This year, thousands of cars, trucks, buses, and recreational vehicles will come through the parks each day. Most of us will drive to work, and use vehicles when performing our jobs.
The National Fire Protection Association (NFPA) reports that approximately 184,500 vehicle fires occurred in the U.S. in 2010. These fires caused 285 deaths and 1,440 injuries, and cost $1 billion in losses. Many of these injuries and deaths were the result of people going back to the vehicle to retrieve items left inside.
No one should approach a burning vehicle, because these fires pose a serious threat of injury or death. Hazards associated with vehicle fires include intense heat and flames; exploding tires, batteries, hydraulic pistons, and bumpers; melting plastic; release or ignition of gas, oil, and acid... just to list a few. The smoke and fumes released from a burning vehicle are extremely hazardous, which is why firefighters always use self-contained breathing apparatus (SCBA) while working around burning vehicles.
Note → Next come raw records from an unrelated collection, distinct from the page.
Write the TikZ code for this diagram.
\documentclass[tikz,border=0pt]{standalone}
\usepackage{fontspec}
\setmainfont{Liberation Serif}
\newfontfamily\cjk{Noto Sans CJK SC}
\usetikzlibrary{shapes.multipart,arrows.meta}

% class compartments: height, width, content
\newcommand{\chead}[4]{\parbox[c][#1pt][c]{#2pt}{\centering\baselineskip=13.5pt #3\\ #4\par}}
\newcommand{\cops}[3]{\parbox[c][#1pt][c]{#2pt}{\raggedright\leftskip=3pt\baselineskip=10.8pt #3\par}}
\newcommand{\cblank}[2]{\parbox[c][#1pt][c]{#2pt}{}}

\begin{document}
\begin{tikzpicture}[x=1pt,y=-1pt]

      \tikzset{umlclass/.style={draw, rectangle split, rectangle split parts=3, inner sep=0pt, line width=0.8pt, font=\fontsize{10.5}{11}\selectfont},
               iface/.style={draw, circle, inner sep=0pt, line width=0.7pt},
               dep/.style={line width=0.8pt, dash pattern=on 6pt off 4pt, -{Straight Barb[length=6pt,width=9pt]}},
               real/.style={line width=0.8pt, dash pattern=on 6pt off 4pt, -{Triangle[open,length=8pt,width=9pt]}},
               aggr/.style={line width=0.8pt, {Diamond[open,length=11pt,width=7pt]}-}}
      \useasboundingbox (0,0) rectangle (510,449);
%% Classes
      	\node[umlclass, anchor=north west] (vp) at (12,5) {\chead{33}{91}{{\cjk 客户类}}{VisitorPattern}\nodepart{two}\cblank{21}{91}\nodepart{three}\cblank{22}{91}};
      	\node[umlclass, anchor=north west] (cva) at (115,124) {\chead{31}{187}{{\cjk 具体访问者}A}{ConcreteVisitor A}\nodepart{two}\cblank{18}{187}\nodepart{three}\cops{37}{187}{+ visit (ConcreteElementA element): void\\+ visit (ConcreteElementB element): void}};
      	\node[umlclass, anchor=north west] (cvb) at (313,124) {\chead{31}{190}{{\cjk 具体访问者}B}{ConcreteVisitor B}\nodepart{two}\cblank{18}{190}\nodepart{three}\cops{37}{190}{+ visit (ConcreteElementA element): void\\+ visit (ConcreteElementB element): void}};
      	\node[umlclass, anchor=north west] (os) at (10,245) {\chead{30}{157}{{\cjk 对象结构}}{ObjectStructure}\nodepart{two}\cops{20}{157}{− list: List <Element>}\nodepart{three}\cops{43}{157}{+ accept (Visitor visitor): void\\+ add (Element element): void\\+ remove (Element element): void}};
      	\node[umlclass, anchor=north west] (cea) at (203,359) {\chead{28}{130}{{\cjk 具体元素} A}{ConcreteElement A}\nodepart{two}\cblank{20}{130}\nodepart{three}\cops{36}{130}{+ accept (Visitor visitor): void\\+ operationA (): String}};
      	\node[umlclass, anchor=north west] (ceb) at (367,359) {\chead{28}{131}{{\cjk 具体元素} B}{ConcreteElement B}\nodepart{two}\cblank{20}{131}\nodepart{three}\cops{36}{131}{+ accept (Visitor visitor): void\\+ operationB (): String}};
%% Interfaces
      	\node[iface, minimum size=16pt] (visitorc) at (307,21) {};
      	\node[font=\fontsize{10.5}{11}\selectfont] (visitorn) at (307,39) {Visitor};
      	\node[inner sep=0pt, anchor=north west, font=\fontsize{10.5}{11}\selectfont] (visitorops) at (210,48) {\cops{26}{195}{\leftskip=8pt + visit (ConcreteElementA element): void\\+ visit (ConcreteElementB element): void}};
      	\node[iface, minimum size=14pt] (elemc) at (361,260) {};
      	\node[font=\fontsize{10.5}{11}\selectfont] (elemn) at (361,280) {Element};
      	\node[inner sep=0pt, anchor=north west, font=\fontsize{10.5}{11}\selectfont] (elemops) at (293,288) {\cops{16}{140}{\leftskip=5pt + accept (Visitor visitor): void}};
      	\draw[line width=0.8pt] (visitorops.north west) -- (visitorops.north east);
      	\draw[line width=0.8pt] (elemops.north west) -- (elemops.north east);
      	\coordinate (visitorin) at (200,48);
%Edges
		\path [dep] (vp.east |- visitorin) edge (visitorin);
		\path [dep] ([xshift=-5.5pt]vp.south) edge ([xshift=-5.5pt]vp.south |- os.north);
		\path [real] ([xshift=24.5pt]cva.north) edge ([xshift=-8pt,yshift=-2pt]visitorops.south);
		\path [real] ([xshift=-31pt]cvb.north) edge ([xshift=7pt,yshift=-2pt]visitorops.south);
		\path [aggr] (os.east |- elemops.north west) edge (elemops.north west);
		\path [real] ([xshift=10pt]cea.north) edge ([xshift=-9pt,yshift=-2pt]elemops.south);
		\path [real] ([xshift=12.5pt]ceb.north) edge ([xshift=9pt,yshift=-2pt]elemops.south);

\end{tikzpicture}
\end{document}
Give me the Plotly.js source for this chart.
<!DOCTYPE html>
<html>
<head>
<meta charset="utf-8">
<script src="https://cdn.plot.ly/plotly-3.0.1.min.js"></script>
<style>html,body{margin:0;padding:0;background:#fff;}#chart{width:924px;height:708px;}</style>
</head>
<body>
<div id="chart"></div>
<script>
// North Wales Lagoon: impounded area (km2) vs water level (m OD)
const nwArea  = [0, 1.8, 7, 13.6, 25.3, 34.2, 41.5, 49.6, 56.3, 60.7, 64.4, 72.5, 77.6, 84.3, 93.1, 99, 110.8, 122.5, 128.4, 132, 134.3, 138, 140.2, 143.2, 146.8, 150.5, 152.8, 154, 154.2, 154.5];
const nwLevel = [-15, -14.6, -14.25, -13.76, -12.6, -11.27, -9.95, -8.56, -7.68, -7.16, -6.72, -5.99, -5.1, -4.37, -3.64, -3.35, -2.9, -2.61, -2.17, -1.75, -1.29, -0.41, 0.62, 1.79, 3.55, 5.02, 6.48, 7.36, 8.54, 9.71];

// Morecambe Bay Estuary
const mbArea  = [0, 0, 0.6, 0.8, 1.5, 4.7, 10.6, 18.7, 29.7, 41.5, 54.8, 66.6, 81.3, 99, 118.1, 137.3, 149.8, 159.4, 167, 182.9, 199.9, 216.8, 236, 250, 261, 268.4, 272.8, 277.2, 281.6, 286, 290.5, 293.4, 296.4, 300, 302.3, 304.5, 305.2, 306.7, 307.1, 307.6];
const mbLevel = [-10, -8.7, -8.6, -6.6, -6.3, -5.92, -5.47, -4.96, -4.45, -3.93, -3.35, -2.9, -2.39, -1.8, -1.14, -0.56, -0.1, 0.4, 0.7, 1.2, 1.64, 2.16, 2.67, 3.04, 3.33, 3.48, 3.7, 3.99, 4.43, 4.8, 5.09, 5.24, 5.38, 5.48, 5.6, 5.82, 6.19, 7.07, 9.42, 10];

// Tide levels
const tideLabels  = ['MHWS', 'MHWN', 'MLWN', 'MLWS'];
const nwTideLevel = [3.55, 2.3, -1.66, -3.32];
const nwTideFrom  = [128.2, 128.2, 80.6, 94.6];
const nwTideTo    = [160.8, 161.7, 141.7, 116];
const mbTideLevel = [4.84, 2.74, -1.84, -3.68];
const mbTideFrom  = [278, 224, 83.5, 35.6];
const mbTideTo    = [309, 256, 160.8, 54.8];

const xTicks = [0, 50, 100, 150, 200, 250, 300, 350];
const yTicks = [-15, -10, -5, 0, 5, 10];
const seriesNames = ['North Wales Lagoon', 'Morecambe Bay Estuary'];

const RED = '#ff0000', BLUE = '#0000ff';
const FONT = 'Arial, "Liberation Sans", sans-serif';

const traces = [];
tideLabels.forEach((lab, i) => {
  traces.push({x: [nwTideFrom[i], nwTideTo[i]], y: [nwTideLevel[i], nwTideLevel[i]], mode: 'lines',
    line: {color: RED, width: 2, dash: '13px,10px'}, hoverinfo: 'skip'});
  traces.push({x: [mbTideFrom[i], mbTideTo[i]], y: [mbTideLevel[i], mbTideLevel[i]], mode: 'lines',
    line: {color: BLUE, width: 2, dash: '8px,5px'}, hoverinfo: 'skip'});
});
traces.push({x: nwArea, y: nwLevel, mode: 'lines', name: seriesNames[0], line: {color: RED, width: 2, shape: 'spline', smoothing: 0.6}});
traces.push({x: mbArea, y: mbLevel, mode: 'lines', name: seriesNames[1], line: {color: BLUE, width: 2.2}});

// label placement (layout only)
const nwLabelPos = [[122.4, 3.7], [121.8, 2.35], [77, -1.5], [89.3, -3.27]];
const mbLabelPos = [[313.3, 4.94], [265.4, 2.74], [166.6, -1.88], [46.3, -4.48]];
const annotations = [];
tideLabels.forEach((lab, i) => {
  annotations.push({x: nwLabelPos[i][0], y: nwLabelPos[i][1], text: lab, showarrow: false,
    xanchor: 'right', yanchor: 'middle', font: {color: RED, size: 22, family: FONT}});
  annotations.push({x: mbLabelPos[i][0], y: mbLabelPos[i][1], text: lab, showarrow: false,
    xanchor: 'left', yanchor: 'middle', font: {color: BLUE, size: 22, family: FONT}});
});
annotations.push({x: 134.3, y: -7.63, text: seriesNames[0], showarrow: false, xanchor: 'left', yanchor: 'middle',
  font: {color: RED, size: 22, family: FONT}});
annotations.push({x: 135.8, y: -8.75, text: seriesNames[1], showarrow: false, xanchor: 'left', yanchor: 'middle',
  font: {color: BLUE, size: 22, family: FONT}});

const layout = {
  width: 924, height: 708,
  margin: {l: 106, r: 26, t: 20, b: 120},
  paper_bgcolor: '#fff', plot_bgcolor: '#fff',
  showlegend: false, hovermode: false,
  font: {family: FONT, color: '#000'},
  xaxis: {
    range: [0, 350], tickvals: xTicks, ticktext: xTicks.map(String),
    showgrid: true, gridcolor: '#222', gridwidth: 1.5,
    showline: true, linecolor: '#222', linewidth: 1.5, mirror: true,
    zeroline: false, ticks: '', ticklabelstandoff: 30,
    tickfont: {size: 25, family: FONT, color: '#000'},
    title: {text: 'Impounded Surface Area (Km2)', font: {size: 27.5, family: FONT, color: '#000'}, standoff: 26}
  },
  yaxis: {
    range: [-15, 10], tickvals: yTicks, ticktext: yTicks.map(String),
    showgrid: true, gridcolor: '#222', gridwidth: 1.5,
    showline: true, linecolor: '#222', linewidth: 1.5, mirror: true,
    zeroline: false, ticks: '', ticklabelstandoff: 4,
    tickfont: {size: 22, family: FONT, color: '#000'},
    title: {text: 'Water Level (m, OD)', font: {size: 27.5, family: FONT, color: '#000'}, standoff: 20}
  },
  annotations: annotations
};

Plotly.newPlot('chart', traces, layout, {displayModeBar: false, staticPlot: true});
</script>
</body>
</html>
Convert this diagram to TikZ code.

It Really Can Happen to You
A park ranger reported that the emergency lights were not always functioning properly on his patrol vehicle. Soon after, when the ranger arrived at an accident scene, he parked his vehicle and turned on the warning lights. When the ranger returned to the vehicle, he found the lights no longer on and a distinct burning odor coming from the car. An inspection revealed a melted fuse on the wiring within the passenger compartment, which had come dangerously close to igniting a fire in the vehicle.
Fire Info for You
Learn more about vehicle fires, how to prevent them, and what to do if they happen from the National Fire Protection Association.
Approximately 75% of vehicle fires are the result of mechanical or electrical failures or malfunctions. Ensuring that our vehicle fleet is properly maintained and inspected by qualified mechanics at least yearly can help detect problems or recall issues before they cause a fire.
Due to the risks associated with suppressing vehicle fires, those parks with engine companies must ensure that their structural firefighters are current with their training and are using appropriate personal protective equipment. Those who are not specifically trained and equipped should not attempt to fight any vehicle fire. Refer to RM-58 for guidance.
Ensure that our vehicle fleet is properly maintained, that all employees are aware of their responsibilities and limitations when it comes to fire response. Continued support of engine companies and firefighter training are necessary to ensure safe and timely response to these fires.
- Ensure that the vehicle you drive has undergone regular inspections and is in proper working order. Check for any fluid leaks, cracked or blistered hoses, loose wiring, or wires with exposed metal. If any are discovered, immediately report to the appropriate person or department.
- Park rangers, firefighters, EMTs and anyone else who may respond to a vehicle fire should take 3 minutes to watch this PowerPoint
NPS Fire Facts
- Vehicle fires are the most common fire event within the National Park System, comprising approximately 30% of all fires.
- Vehicle fires can easily expand into surrounding wildland and urban areas. The potential for fatalities, injuries, loss of historic structures, and loss of property is a very real threat from vehicle fires.
- A classic 1964 Cobra caught fire in Zion NP’s Mount Carmel tunnel in May 2012. The car, valued at over $800,000, was a complete loss.